Para começarmos a conversa de hoje, faço um convite para voltarmos no tempo. Em 2009, a Convenção da ONU sobre os Direitos das Pessoas com Deficiência e a Lei Brasileira da Inclusão da Pessoa com Deficiência – LBI (Lei nº 13.146/2015), inauguraram um novo conceito de deficiência: ele deixou de ser um atributo inerente à pessoa e passou a ser compreendida como resultado da falta de acessibilidade apresentada pelo Estado e pela sociedade.
Baseado nessa definição, surgiu o modelo social de deficiência e sua avaliação biopsicossocial, não centrada nos impedimentos físicos, sensorial, intelectual ou mental, mas sim, nas barreiras do meio e nas restrições impostas à participação social e individual. Um baita conquista.
É preciso estar atento e forte
Você e eu sabemos que pessoas com deficiência enfrentam desafios diários, muitos deles desconhecidos até por quem luta ativamente para garantir e manter os direitos à inclusão – palavra ampla que hoje precisa de cuidado para não ficar reduzida a um verbete no dicionário.
Muitos de nós já passaram pela demora em ter um diagnóstico ou uma avaliação que pudesse identificar se temos direitos a benefícios ou serviços. Ainda que o Brasil tenha todas as garantias previstas em lei, e são muitas, a falta de um modelo padrão de avaliação é um grande obstáculo para o acesso a esses direitos.
Após anos de pesquisa, debates, testes de validação científica feitos pela Universidade de Brasília (UNB) e muito investimento de recursos públicos, o modelo melhor e mais adequado de avaliação foi criado, trata-se do Índice de Funcionalidade Brasileiro Modificado - IFBrM.

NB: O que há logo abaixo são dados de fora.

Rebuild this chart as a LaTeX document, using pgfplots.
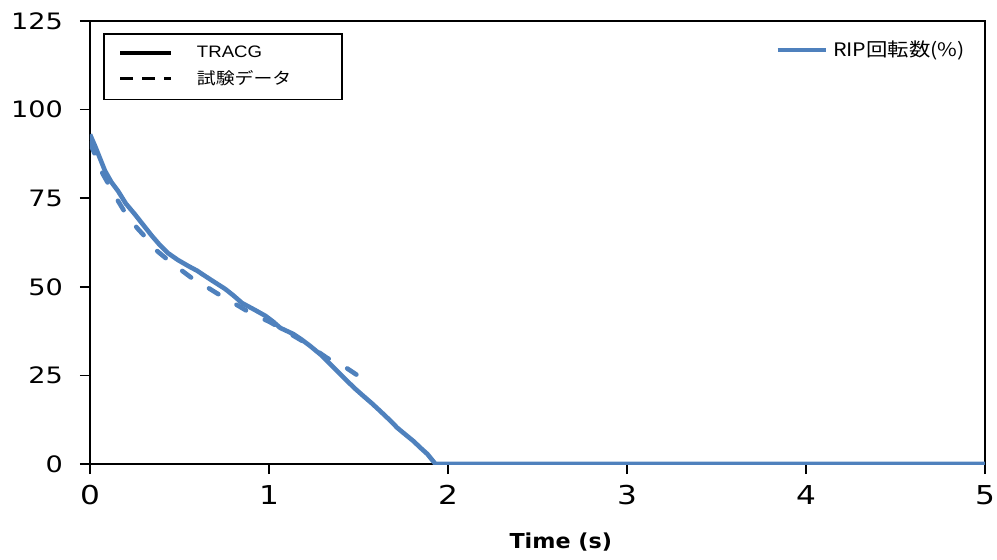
\documentclass[border=0pt]{standalone}
\usepackage{fontspec}
\usepackage{pgfplots}
\pgfplotsset{compat=1.18}
\setmainfont{Liberation Sans}
\newfontfamily\tickfont[FakeStretch=1.2]{DejaVu Sans}
\newfontfamily\labfont[FakeStretch=1.08]{DejaVu Sans}
\newfontfamily\legfont[FakeStretch=1.12]{Liberation Sans}
\newfontfamily\cjk[FakeStretch=1.15]{Noto Sans CJK JP}
\definecolor{rip}{HTML}{4F81BD}

\pgfplotstableread{
t y
0 93.0
0.03 89.5
0.084 82.7
0.12 79.5
0.157 77.0
0.2 73.5
0.25 70.5
0.3 67.3
0.347 64.3
0.39 61.8
0.436 59.5
0.49 57.6
0.548 55.9
0.6 54.5
0.626 53.6
0.69 51.5
0.755 49.4
0.8 47.6
0.85 45.4
0.92 43.5
0.98 41.8
1.02 40.3
1.063 38.4
1.135 36.7
1.18 35.2
1.23 33.3
1.29 30.8
1.342 28.2
1.39 25.8
1.437 23.4
1.48 21.3
1.527 19.2
1.575 17.1
1.62 15.0
1.67 12.6
1.717 10.2
1.76 8.4
1.806 6.5
1.85 4.4
1.885 2.8
1.93 0
5 0
}\tracg

\pgfplotstableread{
t y
0 90.5
0.04 86
0.07 82
0.11 78.4
0.157 74.2
0.2 70.6
0.263 66.6
0.31 64
0.375 60.1
0.43 57.8
0.515 54.5
0.576 52.2
0.67 49.4
0.74 47.2
0.83 44.6
0.906 42.3
1.0 40.2
1.1 37.3
1.2 34.3
1.325 29.9
1.4 28.2
1.51 24.5
}\test

\begin{document}
\begin{tikzpicture}
\path[use as bounding box] (-45pt,-47.5pt) rectangle (453.5pt,232pt);
\begin{axis}[
  at={(0pt,0pt)}, anchor=south west,
  scale only axis, width=447.5pt, height=221.5pt,
  xmin=0, xmax=5, ymin=0, ymax=125,
  xtick={0,1,2,3,4,5}, ytick={0,25,50,75,100,125},
  axis line style={line width=0.8pt},
  tick style={black, line width=0.8pt},
  tick align=outside, major tick length=5pt,
  xtick pos=bottom, ytick pos=left,
  /pgf/number format/assume math mode=true,
  yticklabel style={font=\fontsize{11.3}{13}\tickfont, xshift=-5pt},
  xticklabel style={font=\fontsize{13}{15}\tickfont, yshift=-2.2pt},
  xlabel={\fontsize{10.3}{12}\labfont\bfseries Time (s)},
  xlabel style={at={(axis description cs:0.526,0)}, anchor=base, yshift=-42pt},
  legend image code/.code={\draw[#1] (0pt,0pt) -- (24pt,0pt);},
  legend style={at={(axis description cs:0.7654,0.9344)}, anchor=west,
    draw=none, fill=none, inner sep=0pt, nodes={inner sep=0pt}, column sep=2.5pt,
    font=\fontsize{9.3}{11}\cjk},
]
\addplot[rip, line width=2.3pt, dash pattern=on 5.5pt off 10.5pt, line cap=round, line join=round, forget plot] table[x=t,y=y] {\test};
\addplot[rip, line width=2.3pt, line join=round] table[x=t,y=y] {\tracg};
\addlegendentry{RIP回転数(\%)}
\end{axis}
\begin{axis}[
  at={(0pt,0pt)}, anchor=south west,
  scale only axis, width=447.5pt, height=221.5pt,
  xmin=0, xmax=1, ymin=0, ymax=1, hide axis,
  legend image code/.code={\draw[#1] (0pt,0pt) -- (25.5pt,0pt);},
  legend cell align=left,
  legend style={at={(axis description cs:0.0145,0.973)}, anchor=north west,
    draw=black, line width=0.8pt, fill=white, inner xsep=7.5pt, inner ysep=4pt,
    column sep=10pt, row sep=1pt,
    nodes={inner sep=2pt}},
]
\addlegendimage{black, line width=1.6pt}
\addlegendentry{\fontsize{8.3}{10}\legfont TRACG}
\addlegendimage{black, line width=1.6pt, dash pattern=on 6.5pt off 4.5pt}
\addlegendentry{\fontsize{8.2}{10}\cjk 試験データ\hspace*{16pt}\rule[-6pt]{0pt}{1pt}}
\end{axis}
\end{tikzpicture}
\end{document}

Ainda que necessite de aperfeiçoamento, o IFBrM conta com o apoio da sociedade, do Conselho Nacional dos Direitos da Pessoa com Deficiência - Conade, além de ter sua acurácia confirmada pela comunidade científica. É um modelo de avaliação que segue uma perspectiva “ multiprofissional interdisciplinar e biopsicossocial”.
Deficiência não é doença
Na contramão e com a máquina de demolição ligada, o Ministério da Economia, por meio de suas subsecretarias, quer implementar (sem ouvir as partes interessadas) um novo modelo de avaliação: o PROBAD - Protocolo Brasileiro de Avaliação da Deficiência. Para além do trocadilho que fiz com a palavra bad (mau, em inglês), a nova proposta me chamou a atenção por um ponto importante: diferentemente de como é feito hoje, o novo modelo permite que a avaliação e sua conclusão sejam determinadas por apenas um médico perito, desconsiderando e ferindo assim a legislação, deixando de lado a avaliação interdisciplinar e multiprofissional exigida em lei.
Eis que, de novo, estamos cara a cara com outro retrocesso, retornar ao modelo médico de deficiência é nocivo e limitante para nós, pessoas com deficiência, uma vez que ele tem sido uma barreira constante de acesso aos serviços públicos e aos direitos humanos e sociais.
Que se honrem as leis
Para finalizar e reiterar a definição de deficiência de acordo com o artigo 1º da Convenção Internacional dos Direitos da Pessoa com Deficiência e do artigo 2º da LBI, as pessoas com deficiência são aquelas com
Impedimentos de longo prazo de natureza física, mental, intelectual ou sensorial, em interação com diversas barreiras, essas limitações podem obstruir sua participação plena e efetiva na sociedade em igualdade de condições com as demais pessoas.
Portanto superar barreiras significa superar o modelo médico de avaliação, e alcançar maior autonomia e empoderamento das pessoas com deficiência e seus familiares. Um modelo que esteja alinhado com a legislação, que nos equipara nas oportunidades e nos permite participar da construção das políticas públicas que atendam a diversidade, respeitando a individualidade de cada cidadão.
Agradeço ao meu parceiro de escrita, professor Douglas Christian Ferrari, pela ideia do tema e material de leitura. Pausa para respirar, tomar água e ganhar fôlego. O caminho exige esforço e o tempo corre.